Given instruction » Starting from the line that contains "The picture is", copy every line exactly until the line that contains "-0.866, -0.831, -0.795];", which is also included.

** Start of Recorded information **

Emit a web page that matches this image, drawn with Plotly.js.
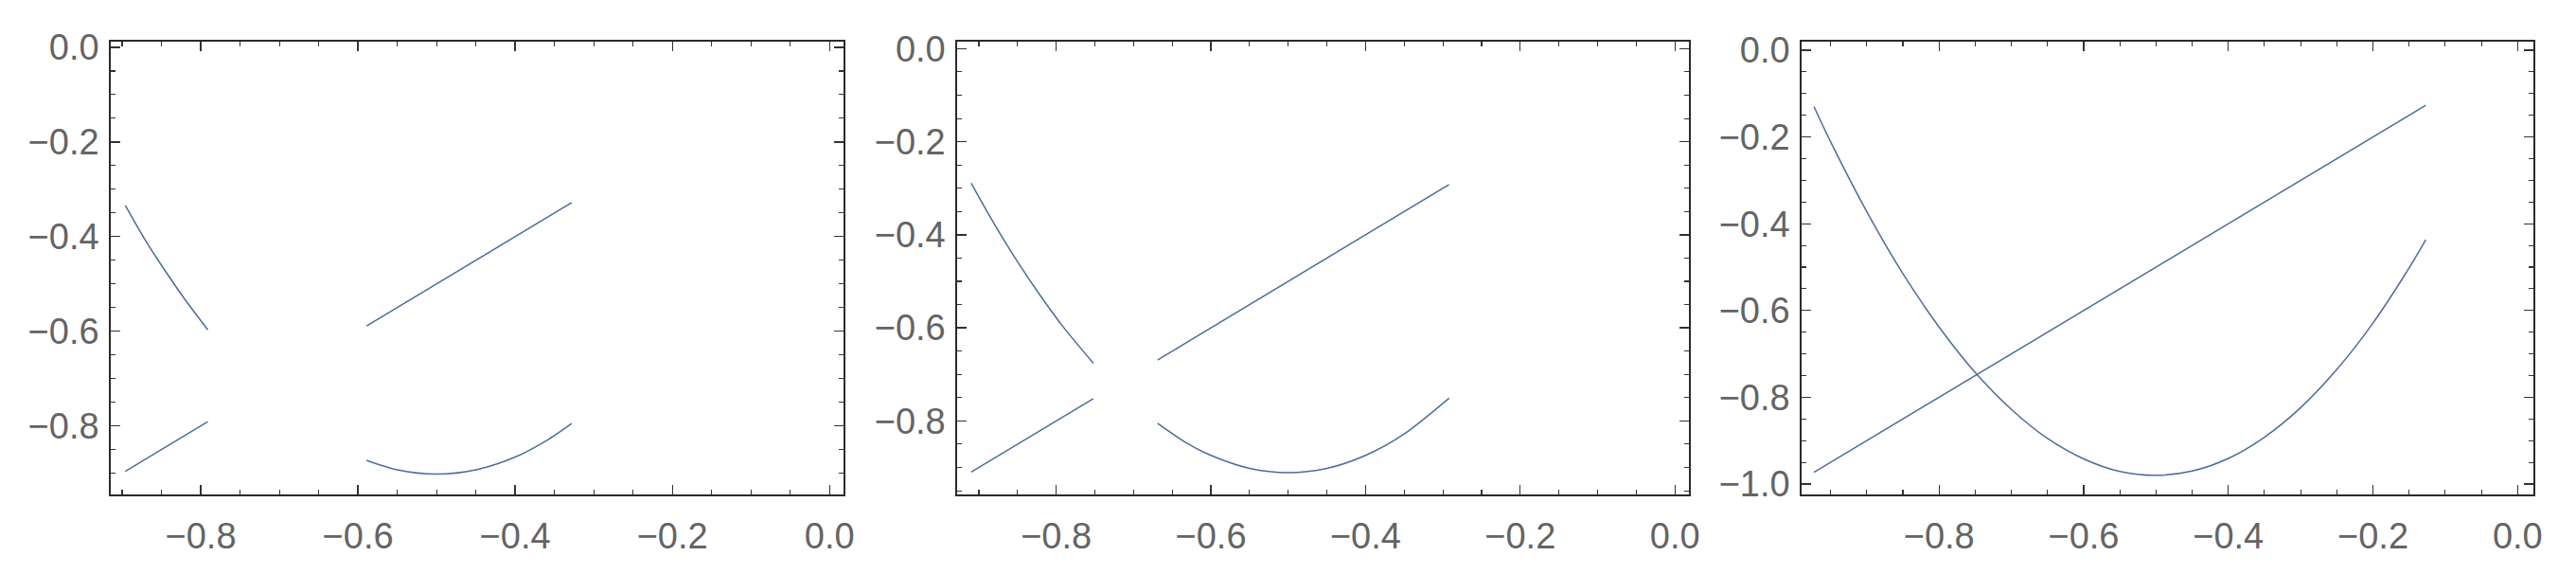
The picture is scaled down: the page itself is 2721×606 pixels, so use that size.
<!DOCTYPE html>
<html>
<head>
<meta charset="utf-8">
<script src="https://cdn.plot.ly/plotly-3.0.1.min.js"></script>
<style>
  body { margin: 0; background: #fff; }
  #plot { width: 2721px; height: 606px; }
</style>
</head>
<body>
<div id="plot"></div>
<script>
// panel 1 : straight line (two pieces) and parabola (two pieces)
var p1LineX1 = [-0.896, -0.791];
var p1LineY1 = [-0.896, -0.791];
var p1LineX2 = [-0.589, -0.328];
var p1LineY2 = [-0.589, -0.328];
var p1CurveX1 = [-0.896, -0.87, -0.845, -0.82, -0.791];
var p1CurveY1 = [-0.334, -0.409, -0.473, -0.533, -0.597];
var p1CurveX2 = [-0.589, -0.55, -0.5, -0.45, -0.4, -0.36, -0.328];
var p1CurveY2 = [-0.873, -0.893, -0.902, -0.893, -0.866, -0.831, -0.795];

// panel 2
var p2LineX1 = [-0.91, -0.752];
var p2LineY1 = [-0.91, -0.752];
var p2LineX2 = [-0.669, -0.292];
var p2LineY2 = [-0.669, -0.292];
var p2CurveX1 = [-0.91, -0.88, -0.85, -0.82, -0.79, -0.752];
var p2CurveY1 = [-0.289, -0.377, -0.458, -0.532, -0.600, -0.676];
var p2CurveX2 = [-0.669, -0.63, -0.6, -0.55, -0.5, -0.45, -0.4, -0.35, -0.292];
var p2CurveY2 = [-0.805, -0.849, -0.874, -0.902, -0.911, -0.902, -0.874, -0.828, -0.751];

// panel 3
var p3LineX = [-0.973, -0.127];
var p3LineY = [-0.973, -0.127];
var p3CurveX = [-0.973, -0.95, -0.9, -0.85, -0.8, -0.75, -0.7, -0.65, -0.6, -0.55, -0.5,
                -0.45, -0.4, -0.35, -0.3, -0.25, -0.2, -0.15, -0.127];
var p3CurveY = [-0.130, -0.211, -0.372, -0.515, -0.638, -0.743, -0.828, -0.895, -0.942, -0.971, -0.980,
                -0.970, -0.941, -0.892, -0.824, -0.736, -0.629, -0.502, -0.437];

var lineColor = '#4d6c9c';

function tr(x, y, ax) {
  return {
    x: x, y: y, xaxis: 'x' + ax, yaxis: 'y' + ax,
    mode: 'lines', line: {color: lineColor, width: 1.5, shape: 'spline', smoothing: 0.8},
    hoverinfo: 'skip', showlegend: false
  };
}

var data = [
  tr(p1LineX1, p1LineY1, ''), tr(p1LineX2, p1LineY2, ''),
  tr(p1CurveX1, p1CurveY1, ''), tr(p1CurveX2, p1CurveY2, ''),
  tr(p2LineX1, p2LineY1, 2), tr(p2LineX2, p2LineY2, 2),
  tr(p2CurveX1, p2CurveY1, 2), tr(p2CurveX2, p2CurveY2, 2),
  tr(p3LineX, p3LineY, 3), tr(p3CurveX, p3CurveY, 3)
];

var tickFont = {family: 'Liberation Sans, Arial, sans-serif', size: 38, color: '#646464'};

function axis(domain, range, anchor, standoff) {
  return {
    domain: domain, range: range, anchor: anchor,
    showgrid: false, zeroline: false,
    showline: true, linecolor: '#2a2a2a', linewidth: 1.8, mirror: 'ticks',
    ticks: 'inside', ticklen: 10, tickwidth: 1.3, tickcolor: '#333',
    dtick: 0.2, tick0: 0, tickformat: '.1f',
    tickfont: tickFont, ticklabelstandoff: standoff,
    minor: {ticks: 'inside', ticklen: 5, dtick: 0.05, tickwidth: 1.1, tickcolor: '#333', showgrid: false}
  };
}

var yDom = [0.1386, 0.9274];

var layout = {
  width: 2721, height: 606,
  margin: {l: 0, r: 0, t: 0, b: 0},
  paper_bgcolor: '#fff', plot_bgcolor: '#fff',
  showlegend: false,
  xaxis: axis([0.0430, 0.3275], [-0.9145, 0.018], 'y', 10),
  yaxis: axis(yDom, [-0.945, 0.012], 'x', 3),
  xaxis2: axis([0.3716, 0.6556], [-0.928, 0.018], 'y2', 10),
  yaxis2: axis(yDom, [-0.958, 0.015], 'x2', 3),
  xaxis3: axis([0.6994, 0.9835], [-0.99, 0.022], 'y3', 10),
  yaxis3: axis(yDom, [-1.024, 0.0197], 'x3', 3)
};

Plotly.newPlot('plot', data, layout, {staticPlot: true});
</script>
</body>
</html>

** End of Recorded information **

Response to the exercise »
The picture is scaled down: the page itself is 2721×606 pixels, so use that size.
<!DOCTYPE html>
<html>
<head>
<meta charset="utf-8">
<script src="https://cdn.plot.ly/plotly-3.0.1.min.js"></script>
<style>
  body { margin: 0; background: #fff; }
  #plot { width: 2721px; height: 606px; }
</style>
</head>
<body>
<div id="plot"></div>
<script>
// panel 1 : straight line (two pieces) and parabola (two pieces)
var p1LineX1 = [-0.896, -0.791];
var p1LineY1 = [-0.896, -0.791];
var p1LineX2 = [-0.589, -0.328];
var p1LineY2 = [-0.589, -0.328];
var p1CurveX1 = [-0.896, -0.87, -0.845, -0.82, -0.791];
var p1CurveY1 = [-0.334, -0.409, -0.473, -0.533, -0.597];
var p1CurveX2 = [-0.589, -0.55, -0.5, -0.45, -0.4, -0.36, -0.328];
var p1CurveY2 = [-0.873, -0.893, -0.902, -0.893, -0.866, -0.831, -0.795];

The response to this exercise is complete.